Uma coalizão de entidades ingressou ontem (25) com um pedido no STF (Supremo Tribunal Federal) de suspensão das ações policiais no Rio de Janeiro durante a pandemia de Covid-19. O pedido foi endereçado ao ministro Edson Fachin, relator da ADPF 635 — ação proposta pelo PSB (Partido Socialista Brasileiro) que pede que sejam reconhecidas e sanadas as graves violações ocasionadas pela política de segurança pública do Estado.
As entidades pedem que o STF determine a não realização de operações policiais em favelas durante a epidemia de Covid-19, salvo hipóteses absolutamente excepcionais, devidamente justificadas por escrito pela autoridade competente e com a comunicação imediata ao Ministério Público. Nos casos extraordinários, as entidades pedem ao STF que determine cuidados excepcionais para não colocar em risco ainda maior a população, a prestação de serviços públicos sanitários e o desempenho de atividades de ajuda humanitária.
A peça protocolada nesta terça foi proposta pelo PSB, autor da ADPF 635, em conjunto com a Defensoria Pública do Estado do Rio de Janeiro, Educafro, Justiça Global, Redes da Maré, Conectas Direitos Humanos, Movimento Negro Unificado e ISER, entidades habilitadas como amicus curiae na ação. Para as entidades, o quadro dramático de violação de direitos humanos na implementação da política de segurança do Rio de Janeiro agravou-se ainda mais desde o voto do ministro Fachin, em especial ante ao avanço da pandemia de Covid-19 nas favelas e periferias do Estado.
O julgamento da ADPF 635 teve início em 17 de abril, quando o relator, o ministro Edson Fachin, proferiu voto sobre as medidas cautelares solicitadas. Em seu voto, o ministro deferiu alguns dos pedidos liminares, relacionados à preservação de elementos da cena do crime e à melhoria da atuação dos órgãos de perícia técnico-científica; ao reconhecimento da excepcionalidade da realização de incursões policiais em áreas próximas a escolas, creches, postos de saúde e hospitais; à restrição ao uso de helicópteros como plataformas de tiro em operações policiais; ao aperfeiçoamento da atuação do Ministério Público fluminense. As entidades salientam, porém, que outros pedidos importantes não foram acolhidos, e que este reconhecimento é decisivo para salvar vidas nas favelas e periferias da cidade.

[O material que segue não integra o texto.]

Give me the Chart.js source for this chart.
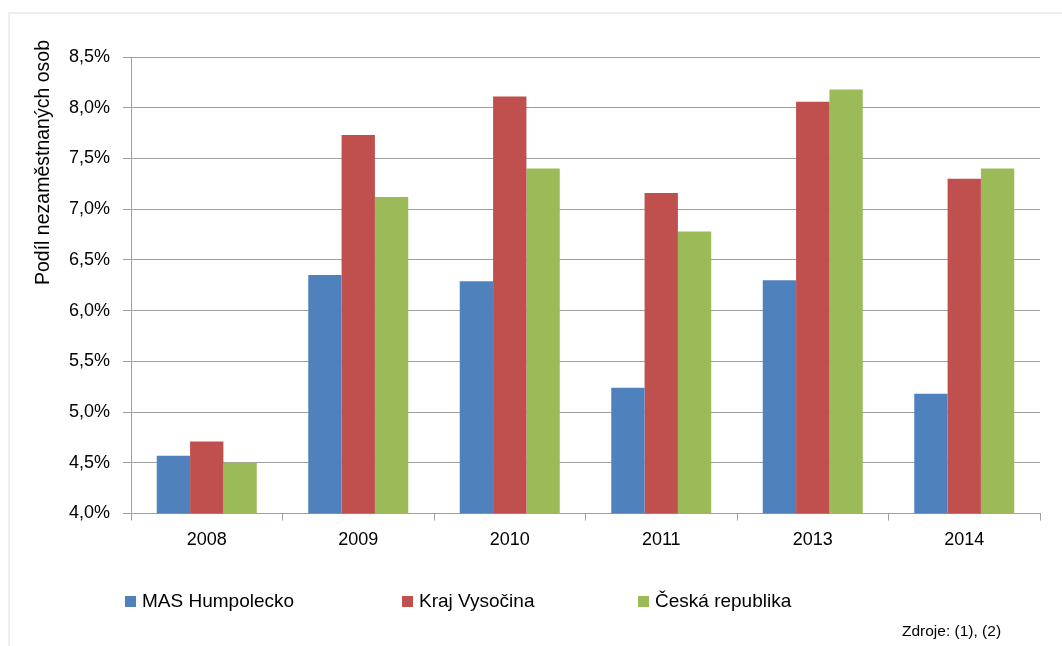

De acordo com dados da Rede de Observatórios da Segurança, a partir de abril, as operações policiais aumentaram no Estado do Rio de Janeiro e superaram os números de 2019, com um acréscimo de 27,9%. A letalidade policial também aumentou: apesar da queda no começo da epidemia, em abril de 2020, houve um grave aumento de 57,9% em abril e de 16,7% até o dia 19 de maio, em comparação ao mesmo período do ano passado. Os dados apontam, ainda, que as polícias do Rio de Janeiro usaram mais a força letal durante a pandemia do que nos meses equivalentes de 2019, quando o Rio teve o recorde de 1.810 mortes causadas por intervenção policial.
“É inaceitável que o Estado faça operações policiais que desrespeitam a vida, a proteção do domicílio e a saúde de moradores de comunidades pobres e vulneráveis nesse momento de pandemia”, disse Gabriel Sampaio, coordenador do programa de Enfrentamento à Violência Institucional da Conectas. “São jovens mortos, famílias destruídas, desrespeito à ação social de distribuição de cestas básicas em locais onde as balas e a repressão chegam antes da assistência social”, complementa.

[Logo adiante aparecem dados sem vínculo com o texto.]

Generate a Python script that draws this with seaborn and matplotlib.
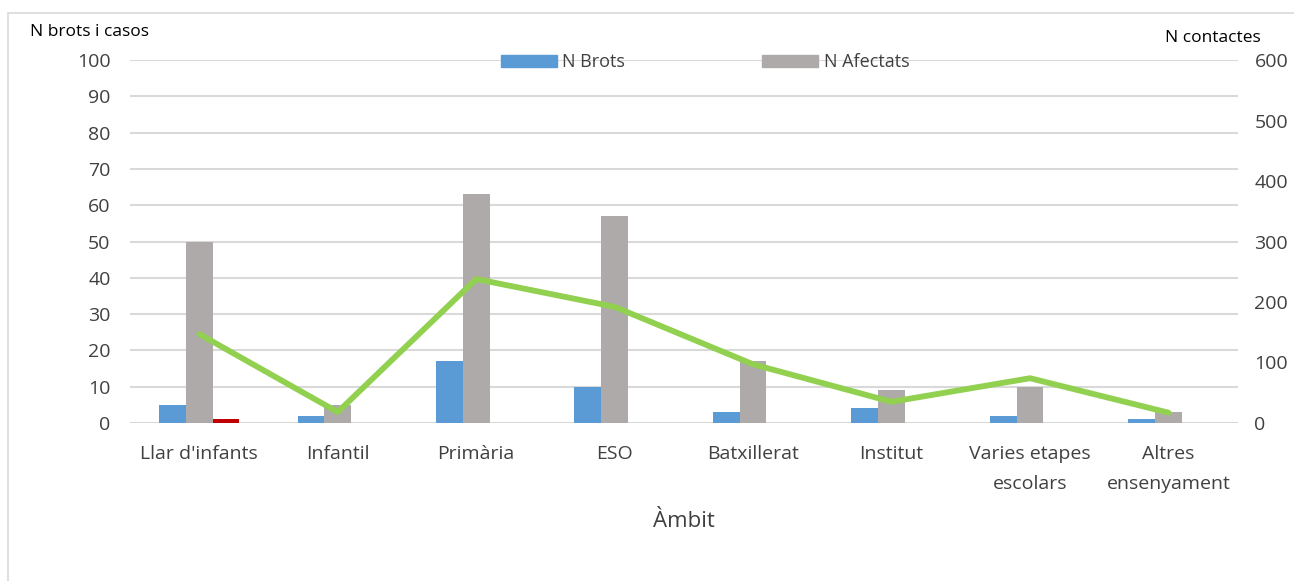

As operações policiais vêm interrompendo o funcionamento de unidades de saúde e a distribuição de cestas básicas em favelas. Isto ocorreu nas recentes operações no Complexo do Alemão, Cidade de Deus e Providência, onde jovens negros foram assassinados em meio a ações de solidariedade empreendidas por coletivos locais. “O Estado, que pouco tem feito para conter a pandemia nas favelas e áreas periféricas, responde à maior crise sanitária em um século com o recrudescimento da violência. É preciso urgentemente parar o genocídio”, sustenta Wallace Corbo, advogado da Educafro, amicus curiae na ação.
“Essas medidas são absolutamente cruciais e poderiam ter salvado vidas como a do menino João Pedro e tantas outras crianças e adolescentes”, sustenta a defensora pública Lívia Casseres. “Uma política de segurança só se mostra compatível com a Constituição se for capaz de proteger a vida de toda e qualquer pessoa, inclusive as vidas negras, as vidas das favelas. Não há como aguardar mais tempo por uma decisão do STF, enquanto os mais vulneráveis amargam os piores e mais cruéis efeitos da ação inconstitucional e desproporcional das autoridades públicas encarregadas da segurança”, finaliza.